In Minnesota, there are two seasons: Winter and Construction. Now that school is out for the summer, parents and care givers who are responsible for their kids’ activities, usually find themselves driving more during the day because of the various summer camp drop offs and pick ups. Speaking for myself, since I love summer, these schedules do not bother me at all. It’s a huge load off my shoulders NOT to have to be at school by a certain time - either at the beginning of the day or at pick up. I mean, if we’re late to summer tennis - that’s one thing, but being late to school is another. Yes, I will gladly take this disruptive schedule of driving around over a mandatory school start or carpool pick up time any day.
With that said, the entire surrounding area where I live and work are in the throws of repairing the streets because of tough winter elements. If the roads are not repaired, then they are even worse when the snow comes down again. Yes, without fail, the snow will come down year after year. This means construction, when the weather permits, is rampant. Our patience is constantly being tested because now that we’re finally free to race around; we can’t. We’re in driving hell during the best weather months of the year.
Since I write a blog about thoughtfulness, I find myself thinking about opportunities to give someone a thoughtful pinch many times while I’m driving. Here’s a pinch that is easy, simple and it’s free. Picture this scenario: The neighborhood streets aren’t super narrow, but they are immediately impacted if cars are parked on either side. A driver in another car has to pull their car over in order to allow you to pass them going in the opposite direction. WAVE YOUR HAND AS YOU PASS THEM BY. This gesture is a sign of acknowledgement and can also be interpreted as a non-verbal - thank you. If you’re feeling extra generous, you can even add a smile. This is an opportunity to show that you appreciate their thoughtfulness. We all know that there are plenty of times when someone doesn’t pull to the side of the road to let you pass by. So when someone does, don’t take it for granted. Don’t have the mindset of: Yes, they pulled over because that is their job, it’s the law or they had no choice. Use this moment to show community spirit. People, we are all driving in the same hell so let’s appreciate a kind gesture when we see one.

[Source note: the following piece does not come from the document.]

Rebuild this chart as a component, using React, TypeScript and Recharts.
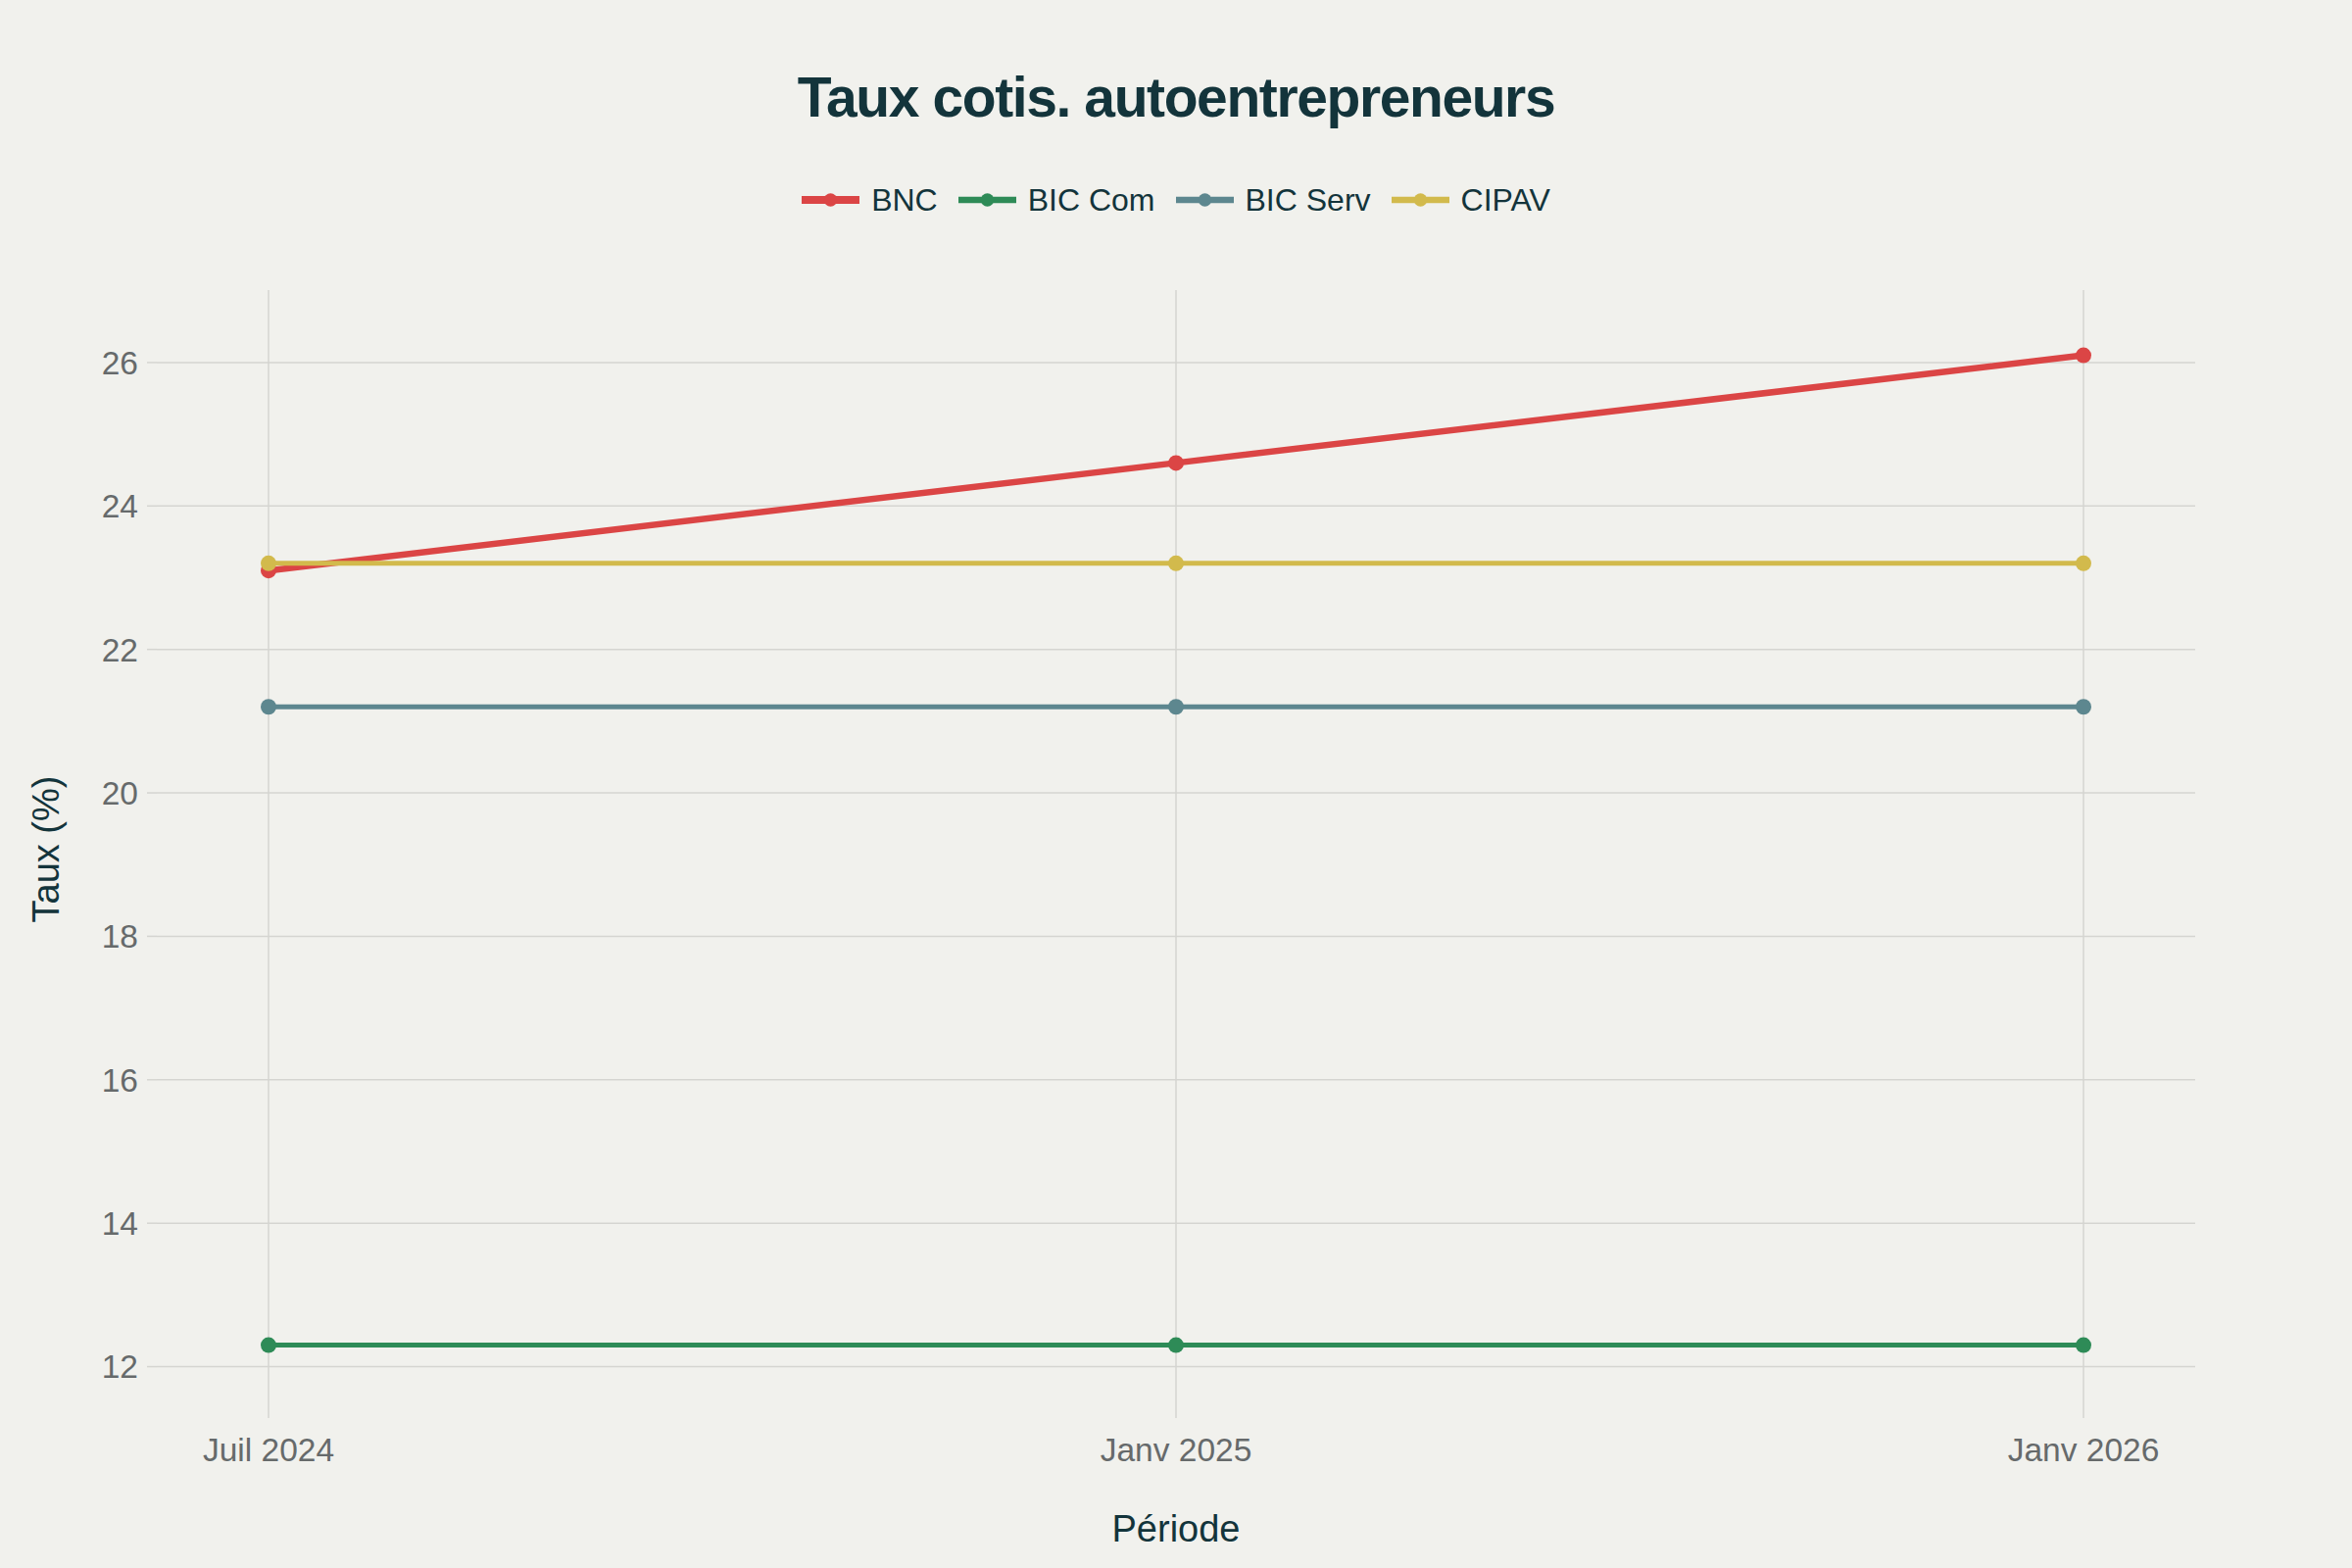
import React from 'react';
import { LineChart, Line, XAxis, YAxis, CartesianGrid, Legend } from 'recharts';

const periods = ['Juil 2024', 'Janv 2025', 'Janv 2026'];
const bnc = [23.1, 24.6, 26.1];
const bicCom = [12.3, 12.3, 12.3];
const bicServ = [21.2, 21.2, 21.2];
const cipav = [23.2, 23.2, 23.2];
const yTicks = [12, 14, 16, 18, 20, 22, 24, 26];
const seriesNames = ['BNC', 'BIC Com', 'BIC Serv', 'CIPAV'];
const seriesValues = [bnc, bicCom, bicServ, cipav];

const colors: Record<string, string> = {
  BNC: '#DB4545',
  'BIC Com': '#2E8B57',
  'BIC Serv': '#5D878F',
  CIPAV: '#D2BA4C',
};
const lineWidths: Record<string, number> = { BNC: 6.5, 'BIC Com': 5, 'BIC Serv': 5, CIPAV: 5 };
const legendWidths: Record<string, number> = { BNC: 8, 'BIC Com': 6.5, 'BIC Serv': 6.5, CIPAV: 6.5 };

const data = periods.map((p, i) => {
  const row: Record<string, string | number> = { period: p };
  seriesNames.forEach((n, k) => {
    row[n] = seriesValues[k][i];
  });
  return row;
});

const FONT = "'Liberation Sans', Arial, sans-serif";
const DARK = '#13343B';
const TICK = '#666a6b';
const GRID = '#d5d5d1';
const BG = '#f1f1ed';

const renderLegend = (props: any) => {
  const payload = ([...(props.payload || [])] as any[]).sort(
    (a, b) => seriesNames.indexOf(a.value) - seriesNames.indexOf(b.value)
  );
  return (
    <div style={{ position: 'relative', height: 0 }}>
      <div
        style={{
          position: 'absolute',
          left: 0,
          top: 0,
          width: 2400,
          height: 40,
          display: 'flex',
          justifyContent: 'center',
          alignItems: 'center',
          fontFamily: FONT,
          fontSize: 32,
          color: DARK,
        }}
      >
        {payload.map((entry: any, i: number) => {
          const name = entry.value as string;
          const c = colors[name] || entry.color;
          return (
            <div
              key={name}
              style={{ display: 'flex', alignItems: 'center', marginLeft: i === 0 ? 0 : 21 }}
            >
              <svg width={59} height={20} style={{ display: 'block', marginRight: 12 }}>
                <line x1={0} y1={10} x2={59} y2={10} stroke={c} strokeWidth={legendWidths[name]} />
                <circle cx={29.5} cy={10} r={6.7} fill={c} />
              </svg>
              <span style={{ whiteSpace: 'nowrap', lineHeight: '40px' }}>{name}</span>
            </div>
          );
        })}
      </div>
    </div>
  );
};

const YTitle = (props: any) => {
  const vb = props.viewBox || { x: 0, y: 0, width: 0, height: 0 };
  const x = vb.x + 60;
  const y = vb.y + vb.height / 2;
  return (
    <text
      x={x}
      y={y}
      transform={`rotate(-90, ${x}, ${y})`}
      textAnchor="middle"
      fontSize={38}
      fontFamily={FONT}
      fill={DARK}
    >
      Taux (%)
    </text>
  );
};

const XTitle = (props: any) => {
  const vb = props.viewBox || { x: 0, y: 0, width: 0, height: 0 };
  return (
    <text
      x={vb.x + vb.width / 2}
      y={vb.y + 136}
      textAnchor="middle"
      fontSize={38}
      fontFamily={FONT}
      fill={DARK}
    >
      Période
    </text>
  );
};

export default function App() {
  return (
    <div
      style={{
        position: 'absolute',
        left: 0,
        top: 0,
        width: 2400,
        height: 1600,
        background: BG,
        fontFamily: FONT,
      }}
    >
      <div
        style={{
          position: 'absolute',
          left: 0,
          top: 71,
          width: 2400,
          textAlign: 'center',
          fontSize: 57,
          lineHeight: '57px',
          fontWeight: 700,
          letterSpacing: '-1.4px',
          color: DARK,
          fontFamily: FONT,
        }}
      >
        Taux cotis. autoentrepreneurs
      </div>
      <LineChart
        width={2400}
        height={1600}
        data={data}
        margin={{ top: 296, right: 160, bottom: 0, left: 0 }}
      >
        <CartesianGrid stroke={GRID} strokeWidth={1.5} syncWithTicks={true} />
        <XAxis
          dataKey="period"
          type="category"
          height={163}
          padding={{ left: 114, right: 114 }}
          axisLine={false}
          tickLine={{ stroke: GRID, strokeWidth: 1.5 }}
          tickSize={10}
          tickMargin={20}
          tick={{ fill: TICK, fontSize: 33.5, fontFamily: FONT }}
          interval={0}
          label={<XTitle />}
        />
        <YAxis
          type="number"
          width={160}
          domain={[11.42, 27.01]}
          allowDataOverflow={true}
          ticks={yTicks}
          axisLine={false}
          tickLine={{ stroke: GRID, strokeWidth: 1.5 }}
          tickSize={10}
          tickMargin={9}
          tick={{ fill: TICK, fontSize: 33.5, fontFamily: FONT }}
          label={<YTitle />}
        />
        <Legend
          verticalAlign="top"
          align="center"
          content={renderLegend}
          wrapperStyle={{ top: 184, left: 0, width: 2400 }}
        />
        {seriesNames.map((n) => (
          <Line
            key={n}
            type="linear"
            dataKey={n}
            name={n}
            stroke={colors[n]}
            strokeWidth={lineWidths[n]}
            dot={{ r: 8, fill: colors[n], stroke: colors[n], strokeWidth: 0 }}
            activeDot={false}
            isAnimationActive={false}
          />
        ))}
      </LineChart>
    </div>
  );
}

Now, if my road pinch suggestion is only adding yet another something to your “to-do” list, I hear you. I don’t want this to be an obligation. However, what if I make it even easier for you? Don’t even completely raise your hand to wave. Keep your thumb right where it rests while you’re driving and just lift up your four fingers so that they are seen above the steering wheel. That’s it. It’s that easy. Done! Check being thoughtful off your to-do list.

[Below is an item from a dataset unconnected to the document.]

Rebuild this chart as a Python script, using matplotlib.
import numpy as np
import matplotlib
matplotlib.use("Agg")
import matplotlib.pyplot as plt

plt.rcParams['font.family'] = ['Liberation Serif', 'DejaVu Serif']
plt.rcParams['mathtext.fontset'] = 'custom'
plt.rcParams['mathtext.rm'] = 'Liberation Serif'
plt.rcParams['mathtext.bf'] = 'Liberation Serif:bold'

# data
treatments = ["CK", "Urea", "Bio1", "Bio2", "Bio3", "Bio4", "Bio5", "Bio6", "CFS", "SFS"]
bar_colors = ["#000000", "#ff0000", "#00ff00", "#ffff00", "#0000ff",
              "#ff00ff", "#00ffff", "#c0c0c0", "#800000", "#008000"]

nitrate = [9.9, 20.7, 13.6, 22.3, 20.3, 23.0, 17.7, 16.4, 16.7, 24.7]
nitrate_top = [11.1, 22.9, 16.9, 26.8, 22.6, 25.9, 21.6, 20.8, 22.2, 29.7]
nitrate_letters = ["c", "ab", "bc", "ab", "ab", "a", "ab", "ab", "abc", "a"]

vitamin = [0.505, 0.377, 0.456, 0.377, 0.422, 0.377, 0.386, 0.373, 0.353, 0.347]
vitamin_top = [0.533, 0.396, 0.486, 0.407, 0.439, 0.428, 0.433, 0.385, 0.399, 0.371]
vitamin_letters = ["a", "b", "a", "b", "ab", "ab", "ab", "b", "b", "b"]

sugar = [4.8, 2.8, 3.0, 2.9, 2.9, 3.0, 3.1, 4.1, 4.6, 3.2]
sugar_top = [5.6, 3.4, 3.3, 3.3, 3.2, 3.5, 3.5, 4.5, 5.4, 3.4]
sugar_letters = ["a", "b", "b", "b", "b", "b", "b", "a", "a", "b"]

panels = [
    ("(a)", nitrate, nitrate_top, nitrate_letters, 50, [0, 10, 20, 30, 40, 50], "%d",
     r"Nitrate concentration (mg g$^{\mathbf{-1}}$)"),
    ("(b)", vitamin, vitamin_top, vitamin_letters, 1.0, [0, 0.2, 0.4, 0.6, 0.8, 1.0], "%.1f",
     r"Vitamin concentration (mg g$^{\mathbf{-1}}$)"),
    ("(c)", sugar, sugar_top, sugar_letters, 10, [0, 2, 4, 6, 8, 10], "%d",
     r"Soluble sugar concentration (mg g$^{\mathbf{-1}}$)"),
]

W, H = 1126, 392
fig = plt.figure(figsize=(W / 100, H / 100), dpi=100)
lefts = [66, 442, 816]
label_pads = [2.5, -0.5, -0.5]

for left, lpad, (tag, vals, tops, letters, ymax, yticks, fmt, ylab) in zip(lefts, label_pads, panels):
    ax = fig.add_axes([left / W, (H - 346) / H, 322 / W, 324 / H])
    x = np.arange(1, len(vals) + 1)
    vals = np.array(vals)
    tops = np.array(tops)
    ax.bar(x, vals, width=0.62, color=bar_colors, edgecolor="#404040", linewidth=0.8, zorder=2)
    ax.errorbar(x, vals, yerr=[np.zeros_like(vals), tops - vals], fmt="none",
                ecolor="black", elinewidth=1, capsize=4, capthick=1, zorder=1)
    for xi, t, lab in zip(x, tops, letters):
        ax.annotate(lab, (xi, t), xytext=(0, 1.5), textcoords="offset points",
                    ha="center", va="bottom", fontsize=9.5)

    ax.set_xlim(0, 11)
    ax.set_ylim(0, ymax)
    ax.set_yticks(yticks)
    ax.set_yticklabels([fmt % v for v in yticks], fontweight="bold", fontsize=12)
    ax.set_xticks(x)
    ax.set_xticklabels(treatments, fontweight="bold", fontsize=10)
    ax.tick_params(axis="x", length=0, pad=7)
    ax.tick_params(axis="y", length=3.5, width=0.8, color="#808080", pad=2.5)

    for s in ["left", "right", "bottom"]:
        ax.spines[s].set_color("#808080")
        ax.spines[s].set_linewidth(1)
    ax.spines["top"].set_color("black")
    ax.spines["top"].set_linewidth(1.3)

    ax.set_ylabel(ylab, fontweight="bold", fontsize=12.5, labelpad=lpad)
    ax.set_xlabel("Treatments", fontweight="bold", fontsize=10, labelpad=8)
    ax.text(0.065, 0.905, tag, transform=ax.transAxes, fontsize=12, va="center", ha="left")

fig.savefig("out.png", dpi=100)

There are many versions of this Socrates quote floating around these days and I think all versions speak the same truth. This quote has helped me transition from a defensive driver to someone who has a little more compassion for the road ragers out there. Now, that does not mean I accept road rage. It just means, I get it - there are different shapes and sizes of the battles people are going thru so I try harder not to take things personally. A couple of years ago, when my mother moved in with us, I realized that whenever she was in the car with me or my kids were in the car with me, that I was pretty much “performing” to a captured audience. Whether I throw up the middle finger or give a friendly wave, anyone who is in my car sees this. I decided that every time I drive, I have an opportunity to show thoughtfulness.
For example, when I’m driving and my son sees me wave, he has asked several times, “Mama, who was that?”. Ninety-eight percent of the time, I don’t know the other person so I reply, “Oh I don’t know, why?”. He’ll ask further, “Why did you wave to them?” My answer is, “Because they let us pass by so I wanted to thank them.” I’m constantly planting seeds; tiny seeds, but thoughtful seeds nevertheless. I think being in a car sort of magnifies the growth process. The more my son hears and sees me wave, the greater the chance that it will rub off. And if there are more grateful drivers on the road, the better for all.